国学解读
您的位置:国际易学联合会传统文化专业委员会 / 国学解读 / 正文

综论《周易》大衍之数

综论《周易》大衍之数

    赵沃天

 目    录

 第一章  论《周易》大衍之数

一、历代对大衍之数的诠释概述

二、诠释“大衍之数”

三、“三辰”及其历史沿革

四、司马迁论“大衍之数”

五、“大衍”之义是日月星辰创造万物

六、论伏羲观天法地

 

第二章  “大衍之数”与占星术

一、河图、九宫八卦,与太一行九宫

二、《乾凿度》论“大衍之数”

三、栻盘与日月星辰的宇宙架构模式

四、周礼与日月星辰的宇宙架构模式

五、占星术分野学说与日月星辰的宇宙架构模式

六、《日书》与大衍之数

七、睡简《玄戈》篇与“大衍之数”

八、周代天文化的兴衰与传承

 

第三章  论五行起源与演化

一、五行的意义与“金”之正名

二、近现代学者的五行说起源研究

三、胡厚宣先生对五行起源的研究

四、五行起源的探索

五、五行起源于观象授时中的五宫体系

六、北斗授时是五宫体系的基准

七、殷商之前的五行体系的形成和演变

八、神化的殷商五行体制

九、西周的五行体制

十、阴阳五行学说与《周易》中的天地生万物理念

 

第四章  大衍筮法、筮数与数字卦

一、论“天地之数”

二、《周易》的卦爻架构与创作探索

三、龟卜与筮占

四、筮数源于日道

五、筮数与筮数易卦

六、以《说卦》解读“筮数易卦

七、五筮数的“一”

八、大衍秘术及其传承

 

第一章  论《周易》大衍之数

 

    在冠绝古今的诸多《周易》千古之谜中,“大衍之数”以其深邃古奥著称于世。自孔子作《易传》逶迤二千五百余年至今,虽然见诸传世记载的诠释方案可达数十余,但学术界迄今难有共识。

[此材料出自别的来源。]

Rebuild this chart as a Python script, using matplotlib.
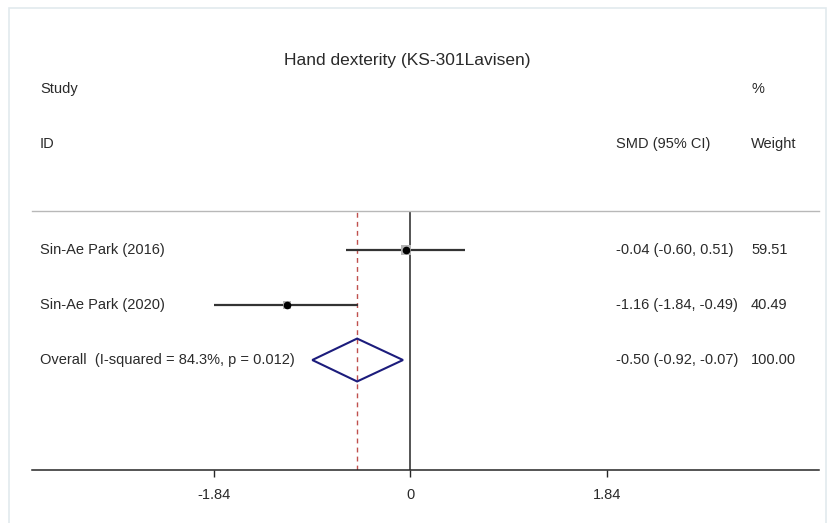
import matplotlib
matplotlib.use("Agg")
import matplotlib.pyplot as plt
from matplotlib.patches import Polygon, Rectangle
import matplotlib.transforms as mtransforms
import numpy as np

plt.rcParams['font.family'] = ['Liberation Sans', 'DejaVu Sans']

title = "Hand dexterity (KS-301Lavisen)"
studies = ["Sin-Ae Park (2016)", "Sin-Ae Park (2020)"]
smd = [-0.04, -1.16]
ci_low = [-0.60, -1.84]
ci_high = [0.51, -0.49]
weights = [59.51, 40.49]
overall_label = "Overall  (I-squared = 84.3%, p = 0.012)"
overall_smd = -0.50
overall_low = -0.92
overall_high = -0.07
overall_weight = 100.00
xticks = [-1.84, 0, 1.84]
xtick_labels = ["-1.84", "0", "1.84"]

W, H = 838, 523
fig = plt.figure(figsize=(W / 100, H / 100), dpi=100)
fig.patch.set_facecolor("white")

# light outer frame
fig.patches.append(Rectangle((9 / W, -0.05), (826 - 9) / W, 1.05 - 8 / H,
                             transform=fig.transFigure, fill=False,
                             edgecolor="#e2eaee", linewidth=1.2))

ax_left, ax_right = 32 / W, 819 / W
ax_bottom, ax_top = 1 - 470 / H, 1 - 211 / H
ax = fig.add_axes([ax_left, ax_bottom, ax_right - ax_left, ax_top - ax_bottom])
ax.set_xlim(-3.547, 3.829)
ax.set_ylim(0, 4.71)
ax.set_facecolor("none")
for s in ["left", "right"]:
    ax.spines[s].set_visible(False)
ax.spines["top"].set_color("#b8b8b8")
ax.spines["top"].set_linewidth(1.0)
ax.spines["bottom"].set_color("#262626")
ax.spines["bottom"].set_linewidth(1.1)
ax.set_yticks([])
ax.set_xticks(xticks)
ax.set_xticklabels(xtick_labels, fontsize=10.5, color="#2a2a2a")
ax.tick_params(axis="x", direction="out", length=5, width=1.0, color="#262626", pad=8)

rows = [4, 3]
overall_row = 2

# zero line
ax.axvline(0, color="#262626", linewidth=1.1, zorder=2)
# overall dashed line
ax.axvline(overall_smd, color="#c0504d", linewidth=1.0, linestyle=(0, (3.5, 3)), zorder=2)

for y, m, lo, hi, w in zip(rows, smd, ci_low, ci_high, weights):
    ax.plot([lo, hi], [y, y], color="#333333", linewidth=1.6, zorder=3, solid_capstyle="butt")
    ax.plot([m], [y], marker="s", markersize=np.sqrt(w) * 1.0, color="#b4b4b4",
            markeredgewidth=0, zorder=3.5)
    ax.plot([m], [y], marker="o", markersize=4.5, color="black", zorder=4)

dh = 0.39
diamond = Polygon([[overall_low, overall_row], [overall_smd, overall_row + dh],
                   [overall_high, overall_row], [overall_smd, overall_row - dh]],
                  closed=True, fill=False, edgecolor="#1c1c7c", linewidth=1.5, zorder=4)
ax.add_patch(diamond)

# text
tc = "#2a2a2a"
fs = 10.5
fig.text(407 / W, 1 - 60 / H, title, ha="center", va="center", fontsize=12.5, color=tc)
fig.text(40 / W, 1 - 89 / H, "Study", ha="left", va="center", fontsize=fs, color=tc)
fig.text(751 / W, 1 - 89 / H, "%", ha="left", va="center", fontsize=fs, color=tc)
fig.text(40 / W, 1 - 144 / H, "ID", ha="left", va="center", fontsize=fs, color=tc)
fig.text(616 / W, 1 - 144 / H, "SMD (95% CI)", ha="left", va="center", fontsize=fs, color=tc)
fig.text(751 / W, 1 - 144 / H, "Weight", ha="left", va="center", fontsize=fs, color=tc)

blend = mtransforms.blended_transform_factory(fig.transFigure, ax.transData)

for y, name, m, lo, hi, w in zip(rows, studies, smd, ci_low, ci_high, weights):
    fig.text(40 / W, y, name, transform=blend, ha="left", va="center", fontsize=fs, color=tc)
    fig.text(616 / W, y, f"{m:.2f} ({lo:.2f}, {hi:.2f})", transform=blend, ha="left",
             va="center", fontsize=fs, color=tc)
    fig.text(751 / W, y, f"{w:.2f}", transform=blend, ha="left", va="center",
             fontsize=fs, color=tc)

fig.text(40 / W, overall_row, overall_label, transform=blend, ha="left", va="center",
         fontsize=fs, color=tc)
fig.text(616 / W, overall_row, f"{overall_smd:.2f} ({overall_low:.2f}, {overall_high:.2f})",
         transform=blend, ha="left", va="center", fontsize=fs, color=tc)
fig.text(751 / W, overall_row, f"{overall_weight:.2f}", transform=blend, ha="left",
         va="center", fontsize=fs, color=tc)

fig.savefig("out.png", dpi=100)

《周易》既为卜筮之书,必与远古人类的宗教信仰有关。其中最古老的信仰之一,是对天的信仰,随着古代氏族社会王权的出现,人们相应地认为在浩渺的天穹中存在一个主宰天地万物的至上神,称之为“帝”,自商周之际又称为“天”。王受天命而统治万民,并以祭祀和占卜等手段实现与天的沟通,向冥冥之中的苍天、神灵和祖先询问天意,或曰问卜于天。《国语·楚语下》有记载曰:

古者民神不杂。民之精爽不携贰者,而又能齐肃衷正,其智能上下比义,其圣能光远宣朗,其明能光照之,其聪能月彻之,如是则明神降之,在男曰觋,在女曰巫。及少昊之衰也,九黎乱德,民神杂糅,不可方物。颛顼受之,乃命南正重司天以属神,命正黎司地以属民,使复旧常,无相侵渎,是谓绝地天通。

 

对于这一段记载,张光直先生的认识是

 

天,是全部有关人事的知识汇聚之地。取得这种知识的途径是牟取政治权威。古代,任何人都可借助巫的帮助与天相通。自天地交通交绝之后,只有控制着沟通手段的人,才握有统治的知识,即权力。研究古代中国的学者都认为:帝王自己就是巫的首领。

 

因此,“绝地天通”是“王”对天人沟通的垄断,有了这样的垄断,就有了统治天下的知识、能力和权威。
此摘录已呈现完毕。